_THE REQUEST_
Give the listing again exactly, omitting its images.

_PROVIDED DATA_
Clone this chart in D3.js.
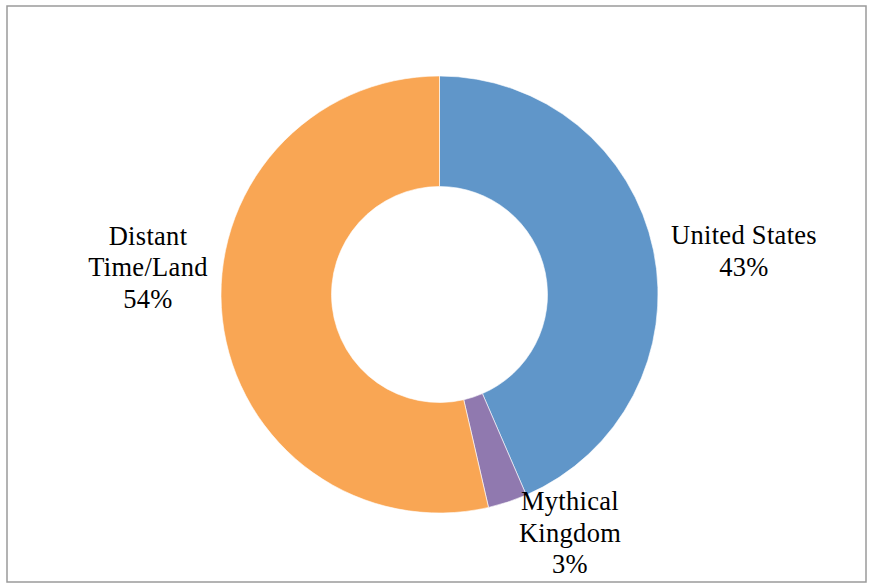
<!DOCTYPE html>
<html>
<head>
<meta charset="utf-8">
<script src="https://cdn.jsdelivr.net/npm/d3@7"></script>
<style>
  body { margin: 0; background: #fff; }
  text { font-family: "Liberation Serif", "DejaVu Serif", serif; fill: #000; }
</style>
</head>
<body>
<div id="chart"></div>
<script>
// Data
var categories = ["United States", "Mythical Kingdom", "Distant Time/Land"];
var values = [43.5, 2.9, 53.6];
var labels = [["United States", "43%"], ["Mythical", "Kingdom", "3%"], ["Distant", "Time/Land", "54%"]];
var colors = ["#6096C9", "#9079AF", "#F9A654"];

var width = 870, height = 584;
var cx = 439.5, cy = 294.5;
var outerR = 218.5, innerR = 108;

var svg = d3.select("#chart")
    .append("svg")
    .attr("width", width)
    .attr("height", height);

// frame around the chart area
svg.append("rect")
    .attr("x", 7)
    .attr("y", 6)
    .attr("width", 859)
    .attr("height", 576)
    .attr("fill", "none")
    .attr("stroke", "#9a9a9a")
    .attr("stroke-width", 1.5);

var pie = d3.pie().sort(null).value(d => d);
var arc = d3.arc().innerRadius(innerR).outerRadius(outerR);

var g = svg.append("g")
    .attr("transform", "translate(" + cx + "," + cy + ")");

g.selectAll("path")
    .data(pie(values))
    .enter()
    .append("path")
    .attr("d", arc)
    .attr("fill", (d, i) => colors[i])
    .attr("stroke", "#fff")
    .attr("stroke-width", 0.6);

// label anchors (first baseline), placed outside the ring
var labelPos = [[744, 244], [570, 510], [148, 244.5]];
var lineH = 31.5;

labels.forEach((lines, i) => {
    var t = svg.append("text")
        .attr("text-anchor", "middle")
        .style("font-size", "26.5px")
        .style("letter-spacing", "0.3px");
    lines.forEach((s, j) => {
        t.append("tspan")
            .attr("x", labelPos[i][0])
            .attr("y", labelPos[i][1] + j * lineH)
            .text(s);
    });
});
</script>
</body>
</html>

_RESPONSE BELOW_
Clone this chart in D3.js.
<!DOCTYPE html>
<html>
<head>
<meta charset="utf-8">
<script src="https://cdn.jsdelivr.net/npm/d3@7"></script>
<style>
  body { margin: 0; background: #fff; }
  text { font-family: "Liberation Serif", "DejaVu Serif", serif; fill: #000; }
</style>
</head>
<body>
<div id="chart"></div>
<script>
// Data
var categories = ["United States", "Mythical Kingdom", "Distant Time/Land"];
var values = [43.5, 2.9, 53.6];
var labels = [["United States", "43%"], ["Mythical", "Kingdom", "3%"], ["Distant", "Time/Land", "54%"]];
var colors = ["#6096C9", "#9079AF", "#F9A654"];

var width = 870, height = 584;
var cx = 439.5, cy = 294.5;
var outerR = 218.5, innerR = 108;

var svg = d3.select("#chart")
    .append("svg")
    .attr("width", width)
    .attr("height", height);

// frame around the chart area
svg.append("rect")
    .attr("x", 7)
    .attr("y", 6)
    .attr("width", 859)
    .attr("height", 576)
    .attr("fill", "none")
    .attr("stroke", "#9a9a9a")
    .attr("stroke-width", 1.5);

var pie = d3.pie().sort(null).value(d => d);
var arc = d3.arc().innerRadius(innerR).outerRadius(outerR);

var g = svg.append("g")
    .attr("transform", "translate(" + cx + "," + cy + ")");

g.selectAll("path")
    .data(pie(values))
    .enter()
    .append("path")
    .attr("d", arc)
    .attr("fill", (d, i) => colors[i])
    .attr("stroke", "#fff")
    .attr("stroke-width", 0.6);

// label anchors (first baseline), placed outside the ring
var labelPos = [[744, 244], [570, 510], [148, 244.5]];
var lineH = 31.5;

labels.forEach((lines, i) => {
    var t = svg.append("text")
        .attr("text-anchor", "middle")
        .style("font-size", "26.5px")
        .style("letter-spacing", "0.3px");
    lines.forEach((s, j) => {
        t.append("tspan")
            .attr("x", labelPos[i][0])
            .attr("y", labelPos[i][1] + j * lineH)
            .text(s);
    });
});
</script>
</body>
</html>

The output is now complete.